Amerikalı tanıdığım ailelerden bazıları çocuklarının doğum gününü ‘gereksiz masraf diyerek’ iki yılda bir kutluyor. Beş yılda bir kutlayanı bile var. Sevgililer Gününün, kapitalist sistemin insanların duygularını sömürerek para kazanmak için kullanıldığına inandıkları için kutlamayı reddeden insanlar biliyorum. Bayramlar ve özel günler geldiğinde tüketimin artmasından dolayı doğaya verdiği zararı düşünerek sancı çekip kıvranan ve bu sebepten dolayı bayramları kutlamayı reddeden insanlar tanıyorum.
2- Ortak Akıl
Yukarıda bahsetmiş olduğum Amerikan bayram ve kutlamaları ile ilgili konuda, topluma sunulan çözüm önerisinin Sn.Gülen ile paylaşıldığı ve onun da bu çözüme "olumlu" bir tepki verdiği söyleniyordu. Bununla ilgili bana en tuhaf gelen nokta ise; bilgi paylaşırken insanları inandırmak için hâlâ Sn.Gülen adının kullanılıyor olması. Bu da hâlâ toplumun "otorite ve tek adam" zihniyetinden kurtul(a)madığının bir göstergesidir. Benim bildiğim; Sn. Gülen'in yıllardır, "ısrarla" ortak akıl ile hareket edilmesi gerektiğini söylemesine, öğretmesine, tavsiye etmesine ve yazıyor olmasına rağmen hâlâ bu tarz yollara başvuruluyor olması cidden çok garip.
Problemleri masanın ortasında duran bir bardak gibi düşünün. Bulunduğunuz yerden bardağın sadece bir cephesini görebilirsiniz. Diğer yüzleri ise, birinin size ancak anlatması ile kafanızda şekillenebilir.
Bunun gibi, toplumunuzun yapısını tehdit ettiğini düşündüğünüz problemlerle de ancak "ortak akılla" mücadele edebilirsiniz. Çözümü bir kişiden beklemek yerine, kafa kafaya verip birbirinizin olaylara bakış açısını görerek, fikirlerini alarak ve ancak bunları göz önünde bulundurarak başarılı bir şekilde çözüm üretebilirsiniz. Herkes hayat tecrübesi ve mesleği icabı olaylara farklı şekilde yaklaşabilir. Farklı fikirleri bir tehdit olarak görmemelisiniz. Aksine, bardak misâlinde olduğu gibi; insanlara, problemlerin göremediğiniz yönlerini görmenizde yardımcı olduğu için teşekkür etmelisiniz.
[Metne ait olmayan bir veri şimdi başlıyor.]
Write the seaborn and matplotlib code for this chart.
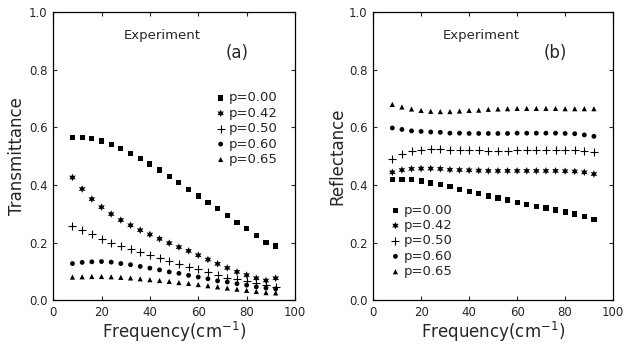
import numpy as np
import pandas as pd
import matplotlib
matplotlib.use("Agg")
import matplotlib.pyplot as plt
import seaborn as sns

# frequency points (cm^-1)
freq = [8, 12, 16, 20, 24, 28, 32, 36, 40, 44, 48, 52, 56, 60, 64, 68, 72, 76, 80, 84, 88, 92]
labels = ["p=0.00", "p=0.42", "p=0.50", "p=0.60", "p=0.65"]

# transmittance, panel (a)
trans_000 = [0.564, 0.564, 0.561, 0.553, 0.541, 0.527, 0.510, 0.492, 0.473, 0.452, 0.430,
             0.408, 0.385, 0.362, 0.340, 0.317, 0.293, 0.270, 0.248, 0.225, 0.200, 0.188]
trans_042 = [0.426, 0.386, 0.351, 0.323, 0.299, 0.278, 0.260, 0.243, 0.228, 0.213, 0.198,
             0.184, 0.171, 0.156, 0.141, 0.126, 0.112, 0.098, 0.087, 0.076, 0.068, 0.076]
trans_050 = [0.257, 0.243, 0.228, 0.213, 0.200, 0.187, 0.176, 0.166, 0.156, 0.147, 0.137,
             0.126, 0.116, 0.108, 0.097, 0.087, 0.078, 0.072, 0.066, 0.058, 0.051, 0.044]
trans_060 = [0.127, 0.131, 0.133, 0.134, 0.132, 0.127, 0.123, 0.117, 0.111, 0.105, 0.098,
             0.093, 0.086, 0.080, 0.074, 0.067, 0.063, 0.057, 0.052, 0.046, 0.042, 0.039]
trans_065 = [0.080, 0.081, 0.082, 0.082, 0.081, 0.079, 0.077, 0.074, 0.071, 0.068, 0.065,
             0.061, 0.058, 0.054, 0.050, 0.046, 0.042, 0.038, 0.034, 0.030, 0.026, 0.025]

# reflectance, panel (b)
refl_000 = [0.420, 0.420, 0.418, 0.414, 0.407, 0.401, 0.394, 0.385, 0.377, 0.369, 0.362,
            0.355, 0.348, 0.340, 0.333, 0.326, 0.320, 0.313, 0.306, 0.299, 0.290, 0.279]
refl_042 = [0.444, 0.452, 0.456, 0.457, 0.457, 0.456, 0.453, 0.452, 0.451, 0.450, 0.449,
            0.449, 0.449, 0.449, 0.449, 0.449, 0.449, 0.449, 0.448, 0.447, 0.444, 0.438]
refl_050 = [0.490, 0.507, 0.517, 0.522, 0.524, 0.524, 0.523, 0.522, 0.521, 0.520, 0.519,
            0.519, 0.519, 0.520, 0.520, 0.521, 0.521, 0.521, 0.521, 0.521, 0.517, 0.514]
refl_060 = [0.598, 0.593, 0.588, 0.586, 0.584, 0.583, 0.580, 0.580, 0.579, 0.579, 0.579,
            0.579, 0.579, 0.580, 0.580, 0.580, 0.580, 0.580, 0.579, 0.578, 0.574, 0.569]
refl_065 = [0.680, 0.671, 0.664, 0.659, 0.656, 0.655, 0.655, 0.657, 0.659, 0.660, 0.663,
            0.664, 0.665, 0.666, 0.666, 0.666, 0.666, 0.666, 0.665, 0.665, 0.665, 0.665]


def to_long(series):
    rows = []
    for lab, vals in zip(labels, series):
        for f, v in zip(freq, vals):
            rows.append({"freq": f, "value": v, "p": lab})
    return pd.DataFrame(rows)


trans_df = to_long([trans_000, trans_042, trans_050, trans_060, trans_065])
refl_df = to_long([refl_000, refl_042, refl_050, refl_060, refl_065])

sns.set_style("ticks")
plt.rcParams["font.family"] = ["DejaVu Sans"]
plt.rcParams["xtick.direction"] = "in"
plt.rcParams["ytick.direction"] = "in"

markers = {"p=0.00": "s", "p=0.42": (6, 1, 0), "p=0.50": "+", "p=0.60": "o", "p=0.65": "^"}
sizes = {"p=0.00": 14, "p=0.42": 30, "p=0.50": 26, "p=0.60": 12, "p=0.65": 14}


def draw_panel(ax, df, ylabel, tag, leg_anchor):
    for lab in labels:
        sub = df[df["p"] == lab]
        if lab == "p=0.50":
            sns.scatterplot(data=sub, x="freq", y="value", marker="+", s=sizes[lab],
                            color="black", linewidth=0.8, ax=ax, label=lab)
        else:
            sns.scatterplot(data=sub, x="freq", y="value", marker=markers[lab],
                            s=sizes[lab], color="black", edgecolor="none", ax=ax, label=lab)
    ax.set_xlim(0, 100)
    ax.set_ylim(0, 1.0)
    ax.set_xticks([0, 20, 40, 60, 80, 100])
    ax.set_yticks([0.0, 0.2, 0.4, 0.6, 0.8, 1.0])
    ax.set_yticklabels(["0.0", "0.2", "0.4", "0.6", "0.8", "1.0"])
    ax.tick_params(top=True, right=True, labelsize=8.5, length=3, width=0.8, pad=4)
    for sp in ax.spines.values():
        sp.set_linewidth(0.9)
        sp.set_color("black")
    ax.set_xlabel("Frequency(cm$^{-1}$)", fontsize=12, labelpad=1)
    ax.set_ylabel(ylabel, fontsize=12, labelpad=2)
    ax.text(45, 0.92, "Experiment", fontsize=9.5, ha="center", va="center")
    ax.text(76, 0.86, tag, fontsize=12, ha="center", va="center")
    ax.legend(loc="upper left", bbox_to_anchor=leg_anchor, frameon=False, fontsize=9.5,
              handletextpad=0.0, labelspacing=0.18, borderpad=0, handlelength=1.2,
              borderaxespad=0)


fig = plt.figure(figsize=(6.25, 3.51), dpi=100)
ax1 = fig.add_axes([0.085, 0.145, 0.387, 0.82])
ax2 = fig.add_axes([0.597, 0.145, 0.384, 0.82])

draw_panel(ax1, trans_df, "Transmittance", "(a)", (0.66, 0.725))
draw_panel(ax2, refl_df, "Reflectance", "(b)", (0.06, 0.335))

fig.savefig("out.png", dpi=100)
Yukarıda, bayram ve kutlamalar ile ilgili sunulan çözüm önerisi ile aynı fikirde olmadığımı belirtmiştim. Maalesef Hizmet Hareketi’nde (HH) bir klasiktir, insanlara bir şeyi yaptırtmak için Sn. Gülen’in ismi çokça kullanılır. Kendisinin yıllarca kitaplarını okudum, vaazlarını dinledim, sohbetlerine katıldım. Sohbetlerini ‘defalarca’ birebir dinleme ve gözlemleme imkânım oldu. Soruların soruluş şekline ve Sn. Gülen'in cevap verme şekline dikkat etmeye çalıştım. Ve burada ilaveten kendi fikrimi de paylaşmak istiyorum. Ben şahsen kendi izlenim ve gözlemlerime dayanarak, Sn. Gülen’in sunulan bu çözüm önerisine olumlu baktığını düşünmüyorum. Belki ben de yanılıyorumdur. Kim bilir?